Dentre os casos que vivenciou em sala, a deputada lembrou-se de uma aluna que relatou não conseguir fazer a tarefa porque ao sair da escola tinha que fazer almoço, lavar louça, limpar a casa e, quando terminava o trabalho, já tinha que começar a preparar a janta. “Ela tinha 15 anos, era casada e morava na casa do adolescente e era explorada pela família. E essa história foi relatada no livro”, contou. “Lembrei da história de outra adolescente que disse ‘professora sou casada também desde os 13 anos com um homem de 47 anos’. Essas são as historias que a gente tem na escola. Essa é a vida real da escola pública. É isso que acontece”, detalhou.

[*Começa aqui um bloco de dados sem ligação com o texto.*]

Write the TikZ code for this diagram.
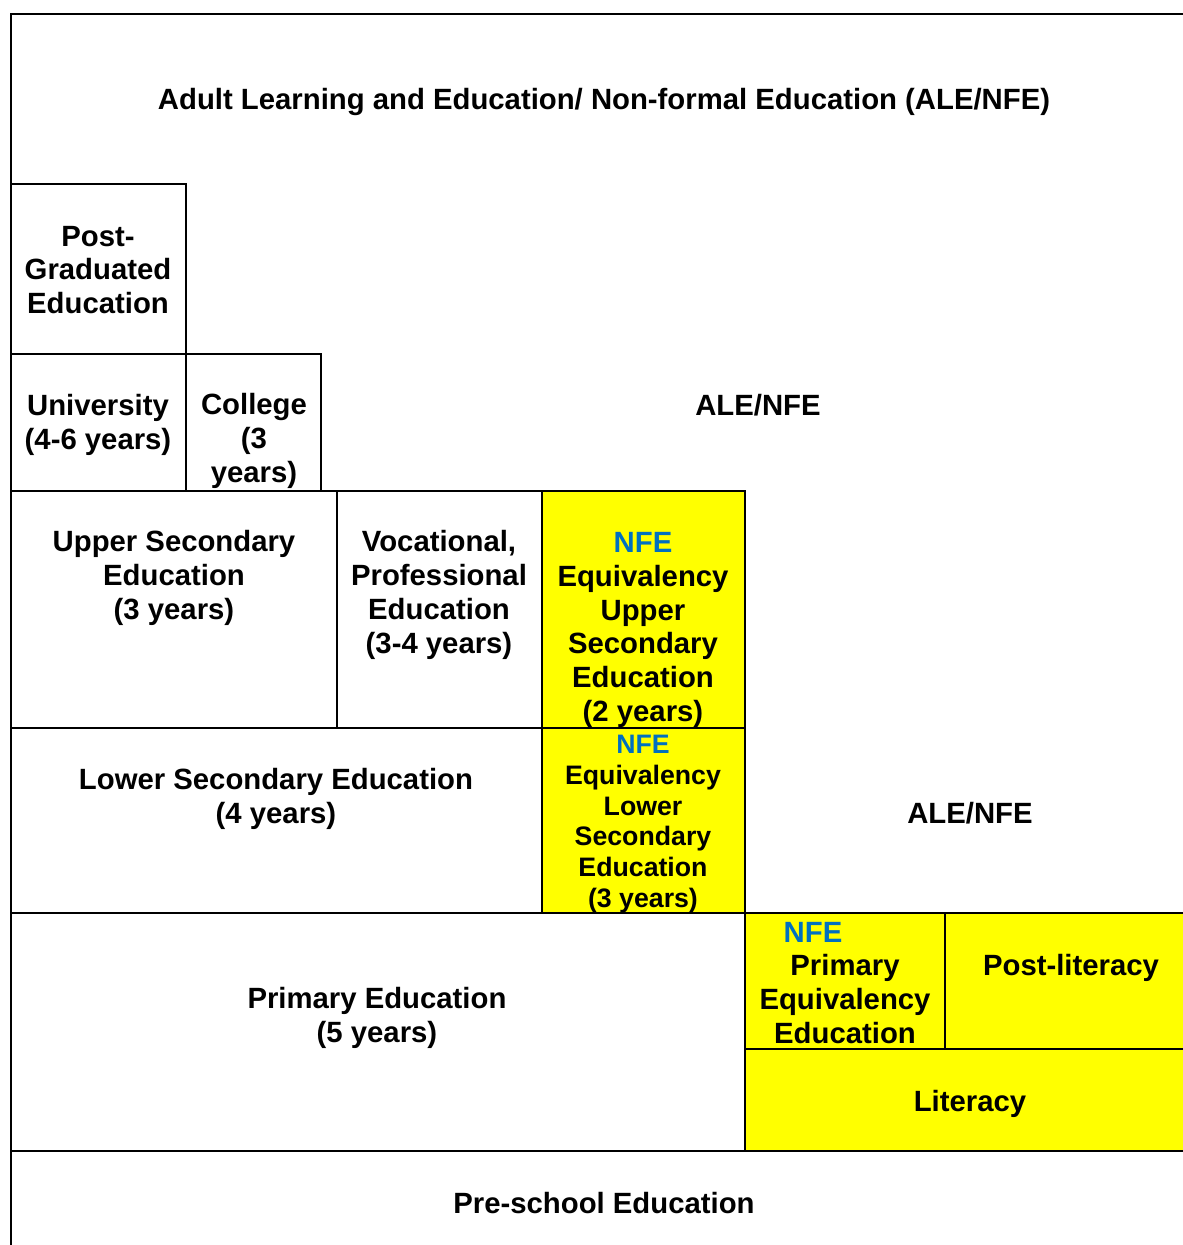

Conforme a parlamentar, que leu a obra em questão, o livro traz questionamentos que transcendem as ‘três linhas de frases que trazem palavrões e apelidos que são ditos pelos meninos em salas de aula constantemente’. “A pauta não é sobre sexo, é sobre cor da pele, sobre a realidade. As cenas de sexo retratam uma adolescente explorada pela família, uma mulher que está em tratamento de câncer e se relacionando com o amante porque o marido a abandonou. O livro traz uma quantidade enorme de conteúdo”, relatou.

“O que eu estou dizendo pra vocês é que a realidade da escola não é o que a gente imagina, ela é cruel, é real e a gente precisa debater com profissionais que conhecem a realidade. E não da pra gente pensar politica para o interior das escolas sem debater com as pessoas que lá estão. O que eu quero é que a educação seja respeitada na sua necessidade. E que os profissionais que estão em sua atividade profissional sejam respeitados”, finalizou.

Após a fala da deputada, foi deliberado que o requerimento por ela apresentado será submetido à Comissão de Educação da ALEMS para que por meio desta seja encaminhado à SED (Secretaria de Estado de Educação).